Lembro bem do dia em que o céu ganhou uma estrela solitária. Era véspera de Natal, algo que para a maioria dos familiares deixava tudo mais difícil. Não para mim. Naquele dia em que ele foi embora, vi um embate de uma jornada de duas décadas e alguns anos se findar. Recusei veemente durante toda a vida os fortes e profundos traços que minha personalidade (e rosto) traziam do meu pai. A psicologia explica: não queremos ser parecidos com os nossos pais, essa figura de autoridade incompreensível e, por vezes, interpretada por nós como ultrapassadas. A maturidade muda isso – ou um grande e surpreendente acontecimento.
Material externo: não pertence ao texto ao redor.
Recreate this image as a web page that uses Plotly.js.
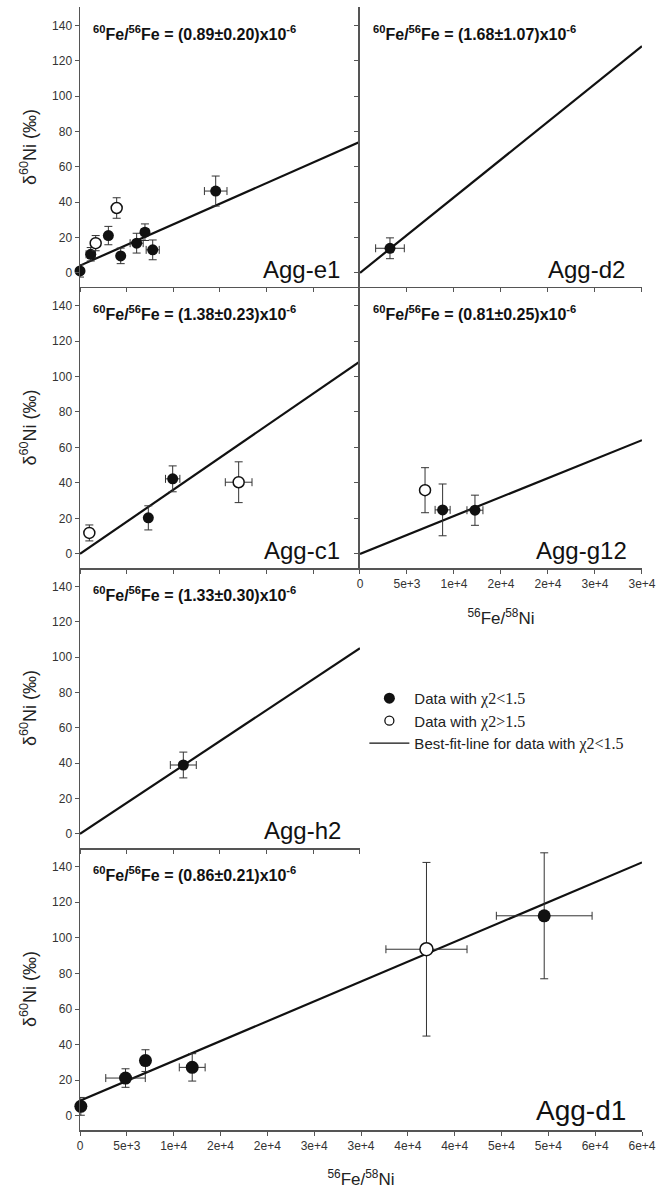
<!DOCTYPE html>
<html><head><meta charset="utf-8">
<script src="https://cdn.plot.ly/plotly-3.0.1.min.js"></script>
<style>html,body{margin:0;padding:0;background:#fff}</style>
</head><body><div id="chart" style="width:666px;height:1189px"></div>
<script>
// ---------------- DATA ----------------
const panelNames = ['Agg-e1', 'Agg-d2', 'Agg-c1', 'Agg-g12', 'Agg-h2', 'Agg-d1'];
const ratioValues = ['(0.89±0.20)', '(1.68±1.07)', '(1.38±0.23)', '(0.81±0.25)', '(1.33±0.30)', '(0.86±0.21)'];

// Agg-e1
const e1FilledX = [0, 1150, 3040, 4360, 6070, 6960, 7790, 14540];
const e1FilledY = [1.1, 10.5, 21.1, 9.6, 16.8, 23.0, 13.0, 46.3];
const e1FilledXErr = [200, 500, 300, 300, 700, 400, 700, 1210];
const e1FilledYErr = [3.5, 3.8, 5.2, 4.4, 5.6, 4.7, 5.6, 8.5];
const e1OpenX = [1680, 3930];
const e1OpenY = [16.8, 36.7];
const e1OpenXErr = [450, 200];
const e1OpenYErr = [4.3, 5.8];
const e1FitX = [0, 30000];
const e1FitY = [4.1, 74.2];

// Agg-d2
const d2FilledX = [3190];
const d2FilledY = [13.9];
const d2FilledXErr = [1525];
const d2FilledYErr = [5.9];
const d2OpenX = [];
const d2OpenY = [];
const d2OpenXErr = [];
const d2OpenYErr = [];
const d2FitX = [0, 30000];
const d2FitY = [0, 128.3];

// Agg-c1
const c1FilledX = [7320, 9930];
const c1FilledY = [20.3, 42.3];
const c1FilledXErr = [300, 770];
const c1FilledYErr = [6.8, 7.3];
const c1OpenX = [1000, 17000];
const c1OpenY = [11.8, 40.4];
const c1OpenXErr = [200, 1430];
const c1OpenYErr = [4.5, 11.5];
const c1FitX = [0, 30000];
const c1FitY = [0, 108.5];

// Agg-g12
const g12FilledX = [8790, 12230];
const g12FilledY = [24.8, 24.6];
const g12FilledXErr = [800, 850];
const g12FilledYErr = [14.6, 8.5];
const g12OpenX = [6920];
const g12OpenY = [35.9];
const g12OpenXErr = [300];
const g12OpenYErr = [12.7];
const g12FitX = [0, 30000];
const g12FitY = [0, 64.1];

// Agg-h2
const h2FilledX = [11070];
const h2FilledY = [39.0];
const h2FilledXErr = [1390];
const h2FilledYErr = [7.3];
const h2OpenX = [];
const h2OpenY = [];
const h2OpenXErr = [];
const h2OpenYErr = [];
const h2FitX = [0, 30000];
const h2FitY = [0, 105.1];

// Agg-d1
const d1FilledX = [90, 4860, 6990, 11980, 49560];
const d1FilledY = [5.3, 21.2, 31.0, 27.2, 112.4];
const d1FilledXErr = [200, 2110, 300, 1380, 5110];
const d1FilledYErr = [5.0, 5.2, 6.1, 7.7, 35.4];
const d1OpenX = [36990];
const d1OpenY = [93.6];
const d1OpenXErr = [4330];
const d1OpenYErr = [48.8];
const d1FitX = [0, 60000];
const d1FitY = [8.5, 142.4];

// ticks
const xTickVals30 = [0, 5000, 10000, 15000, 20000, 25000, 30000];
const xTickText30 = ['0', '5e+3', '1e+4', '2e+4', '2e+4', '3e+4', '3e+4'];
const xTickVals60 = [0, 5000, 10000, 15000, 20000, 25000, 30000, 35000, 40000, 45000, 50000, 55000, 60000];
const xTickText60 = ['0', '5e+3', '1e+4', '2e+4', '2e+4', '3e+4', '3e+4', '4e+4', '4e+4', '5e+4', '5e+4', '6e+4', '6e+4'];
const yTickVals = [0, 20, 40, 60, 80, 100, 120, 140];

const legendNames = [
  'Data with <span style="font-family:Liberation Serif, Times New Roman, serif;font-size:16px">χ2&lt;1.5</span>',
  'Data with <span style="font-family:Liberation Serif, Times New Roman, serif;font-size:16px">χ2&gt;1.5</span>',
  'Best-fit-line for data with <span style="font-family:Liberation Serif, Times New Roman, serif;font-size:16px">χ2&lt;1.5</span>'
];

// ---------------- STRUCTURE ----------------
const panelData = [
  [e1FilledX, e1FilledY, e1FilledXErr, e1FilledYErr, e1OpenX, e1OpenY, e1OpenXErr, e1OpenYErr, e1FitX, e1FitY],
  [d2FilledX, d2FilledY, d2FilledXErr, d2FilledYErr, d2OpenX, d2OpenY, d2OpenXErr, d2OpenYErr, d2FitX, d2FitY],
  [c1FilledX, c1FilledY, c1FilledXErr, c1FilledYErr, c1OpenX, c1OpenY, c1OpenXErr, c1OpenYErr, c1FitX, c1FitY],
  [g12FilledX, g12FilledY, g12FilledXErr, g12FilledYErr, g12OpenX, g12OpenY, g12OpenXErr, g12OpenYErr, g12FitX, g12FitY],
  [h2FilledX, h2FilledY, h2FilledXErr, h2FilledYErr, h2OpenX, h2OpenY, h2OpenXErr, h2OpenYErr, h2FitX, h2FitY],
  [d1FilledX, d1FilledY, d1FilledXErr, d1FilledYErr, d1OpenX, d1OpenY, d1OpenXErr, d1OpenYErr, d1FitX, d1FitY]
];

const L = [0, 0.4982], R = [0.4982, 1], F = [0, 1];
const geom = [
  {xd: L, yd: [0.7507, 1], wide: false, yLab: true, xLab: false, xTitle: false, agg: 24, ms: 11, aggShift: -18},
  {xd: R, yd: [0.7507, 1], wide: false, yLab: false, xLab: false, xTitle: false, agg: 24, ms: 11, aggShift: -15},
  {xd: L, yd: [0.5004, 0.7507], wide: false, yLab: true, xLab: false, xTitle: false, agg: 24, ms: 11, aggShift: -18},
  {xd: R, yd: [0.5004, 0.7507], wide: false, yLab: false, xLab: true, xTitle: true, agg: 24, ms: 11, aggShift: -13},
  {xd: L, yd: [0.2511, 0.5004], wide: false, yLab: true, xLab: false, xTitle: false, agg: 24, ms: 11, aggShift: -17},
  {xd: F, yd: [0, 0.2511], wide: true, yLab: true, xLab: true, xTitle: true, agg: 28, ms: 13, aggShift: -14}
];

const yRange = [-8, 150.5];
const lineCol = '#555';
const axBase = {
  showline: true, linecolor: lineCol, linewidth: 1.5,
  ticks: 'outside', ticklen: 4, tickwidth: 1, tickcolor: lineCol,
  showgrid: false, zeroline: false, fixedrange: true,
  tickfont: {size: 12, color: '#333', family: 'Liberation Sans, Arial, sans-serif'}
};
const errStyle = {color: '#333', thickness: 1, width: 4};

const traces = [];
const layout = {
  width: 666, height: 1189,
  margin: {l: 80, r: 24, t: 7, b: 59},
  paper_bgcolor: '#fff', plot_bgcolor: 'rgba(0,0,0,0)',
  font: {family: 'Liberation Sans, Arial, sans-serif', color: '#222'},
  showlegend: true,
  legend: {
    x: 0.506, xanchor: 'left', y: 0.399, yanchor: 'top',
    bgcolor: 'rgba(0,0,0,0)', font: {size: 15, color: '#222'},
    itemwidth: 40, tracegroupgap: 0
  },
  annotations: []
};

geom.forEach((g, i) => {
  const k = i + 1, id = k === 1 ? '' : String(k), ko = String(i + 7);
  const [fx, fy, fxe, fye, ox, oy, oxe, oye, lx, ly] = panelData[i];
  const xv = g.wide ? xTickVals60 : xTickVals30;
  const xt = g.wide ? xTickText60 : xTickText30;
  const xmax = xv[xv.length - 1];

  const xa = Object.assign({}, axBase, {
    domain: g.xd, anchor: 'y' + id, range: [0, xmax],
    tickmode: 'array', tickvals: xv, ticktext: xt, showticklabels: g.xLab
  });
  if (g.xTitle) xa.title = {text: '<sup>56</sup>Fe/<sup>58</sup>Ni', font: {size: 17, color: '#222'}, standoff: 22};
  layout['xaxis' + id] = xa;

  const ya = Object.assign({}, axBase, {
    domain: g.yd, anchor: 'x' + id, range: yRange,
    tickmode: 'array', tickvals: yTickVals, showticklabels: g.yLab
  });
  if (g.yLab) ya.title = {text: 'δ<sup>60</sup>Ni (‰)', font: {size: 18, color: '#222'}, standoff: 11};
  layout['yaxis' + id] = ya;

  layout['xaxis' + ko] = Object.assign({}, axBase, {
    overlaying: 'x' + id, side: 'top', anchor: 'y' + id, range: [0, xmax], ticks: 'inside',
    tickmode: 'array', tickvals: xv, showticklabels: false
  });
  layout['yaxis' + ko] = Object.assign({}, axBase, {
    overlaying: 'y' + id, side: 'right', anchor: 'x' + id, range: yRange, ticks: 'inside',
    tickmode: 'array', tickvals: yTickVals, showticklabels: false
  });

  traces.push({
    type: 'scatter', mode: 'lines', x: lx, y: ly, xaxis: 'x' + id, yaxis: 'y' + id,
    line: {color: '#111', width: 2.2}, showlegend: false, hoverinfo: 'skip'
  });
  traces.push({
    type: 'scatter', mode: 'markers', x: fx, y: fy, xaxis: 'x' + id, yaxis: 'y' + id,
    error_x: Object.assign({type: 'data', array: fxe, visible: true}, errStyle),
    error_y: Object.assign({type: 'data', array: fye, visible: true}, errStyle),
    marker: {color: '#111', size: g.ms, line: {width: 0}}, cliponaxis: false, showlegend: false
  });
  if (ox.length) {
    traces.push({
      type: 'scatter', mode: 'markers', x: ox, y: oy, xaxis: 'x' + id, yaxis: 'y' + id,
      error_x: Object.assign({type: 'data', array: oxe, visible: true}, errStyle),
      error_y: Object.assign({type: 'data', array: oye, visible: true}, errStyle),
      marker: {color: '#fff', size: g.ms, line: {color: '#111', width: 1.5}}, cliponaxis: false, showlegend: false
    });
  }

  layout.annotations.push({
    xref: 'x' + id + ' domain', yref: 'y' + id + ' domain', x: 0, y: 1,
    xanchor: 'left', yanchor: 'middle', xshift: 11, yshift: -26, showarrow: false,
    text: '<b><sup>60</sup>Fe/<sup>56</sup>Fe = ' + ratioValues[i] + 'x10<sup>-6</sup></b>',
    font: {size: 16, color: '#111'}
  });
  layout.annotations.push({
    xref: 'x' + id + ' domain', yref: 'y' + id + ' domain', x: 1, y: 0,
    xanchor: 'right', yanchor: 'bottom', xshift: g.aggShift, yshift: 2, showarrow: false,
    text: panelNames[i], font: {size: g.agg, color: '#111'}
  });
});

// legend-only traces
traces.push({type: 'scatter', mode: 'markers', x: [null], y: [null], name: legendNames[0],
  marker: {color: '#111', size: 11}, showlegend: true, hoverinfo: 'skip'});
traces.push({type: 'scatter', mode: 'markers', x: [null], y: [null], name: legendNames[1],
  marker: {color: '#fff', size: 9, line: {color: '#111', width: 1.3}}, showlegend: true, hoverinfo: 'skip'});
traces.push({type: 'scatter', mode: 'lines', x: [null], y: [null], name: legendNames[2],
  line: {color: '#111', width: 1.2}, showlegend: true, hoverinfo: 'skip'});

Plotly.newPlot('chart', traces, layout, {displayModeBar: false, staticPlot: true});
</script></body></html>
Era 24 de dezembro quando toda essa resistência se quebrou. Outras coisas também se quebraram neste dia, inclusive nossa ligação física que teve a ruptura no exato momento em que ouvi o grunhindo que a falta de voz e o nó na garganta da minha mãe fez. Eu e meus familiares nos sentamos no quintal de casa, ao final do dia, após nos despedirmos do grande, fofo e alto corpo dele. Ninguém havia planejado, porém, um alimento para aquela ceia tão amarga. Com todo o comércio fechado, restou-nos o café com bolo. Não importava! Aliás, o estômago até recusava qualquer carícia alimentícia ou afago.
Dentre uma oração e outra alguém suspirou e disse: – E tinha que ser no Natal? Ao que eu tão impulsiva e cheia de opinião como meu pai, retruquei: – Não é uma data incrível para isso acontecer? Logo todos os olhos se voltaram para mim. Bom, eu estava acostumada, pois, assim como meu pai, sempre gostei de quebrar paradigmas e questionar padrões.
Um dos meus familiares mais conservadores ajeitou a roupa e entortou o nariz. Outra balançou a cabeça em reprovação e fingiu tomar o resto do café que era apenas uma gota no fundo da xícara. Minha mãe me cutucou forte por baixo da mesa. Ignorando-a, continuei: – Meu pai amava isso… Todos juntos, conversando, jogando na mesa as diferenças. Ele promovia esses encontros sempre que podia e aqui estamos nós, unidos pela dor, mas ligados nas nossas diferenças. Estamos aqui realizando, talvez pela primeira vez, um Natal de verdade. Um encontro honesto, onde muito mais que comidas, decoração e presentes o que mais vale é o ombro, a presença e a voz do outro. Estamos aqui hoje também porque meu pai morreu, mas segundo o que me ensinou, está bem melhor agora. Não consigo imaginar outra data mais incrível para que meu pai se despedisse desta que ele chamava de estrada passageira.
Apesar do acontecimento recente, não me lembro do que sucedeu depois desse (inconveniente) discurso. O que restava em mim era o orgulho que tive de ter tido um pai tão incrível, sensível, por vezes poeta, por vezes compositor ou editor dos meus textos. Apenas orgulho e gratidão de ter ouvido por inúmeras vezes aquele timbre do Tim Maia que ecoava da cozinha para a sala; ter sido obrigada a abraçar aquele peito cabeludo todas as vezes que ele queria se desculpar; o gosto musical que herdei; os ensinamentos profissionais, sobretudo de ética e postura; o combustível interminável para lutar pelas minhas causas; o sentimento de que, muito mais do que se poder ver, o que realmente importa é o que se planta de bom na vida do outro.
Não me arrependo de ter esperado tanto para reconhecer tudo isso. Eu sou o reflexo dele, que teria feito o mesmo. Mas há em mim uma imensa felicidade – no lugar da esperada tristeza -, que me faz, neste Dia dos Pais, ter orgulho e carregar por aí a estrela solitária que tatuei em homenagem ao botafoguense mais fanático do Brasil e que por diversas vezes tentou me comprar para que eu deixasse de ser flamenguista; e este coração sensível e amistoso (por vezes até bobo) que ele gerou.
Neste Dia dos Pais (e nos dos últimos três anos) nenhum sentimento além de gratidão tem lugar no meu peito. O que sou, a mulher na qual me transformei e os maiores valores que carrego se devem a esse homem, meu pai.
A todos os homens inspiradores, distantes de nomearem-se heróis, mas nossos humanos mais admiráveis: obrigada!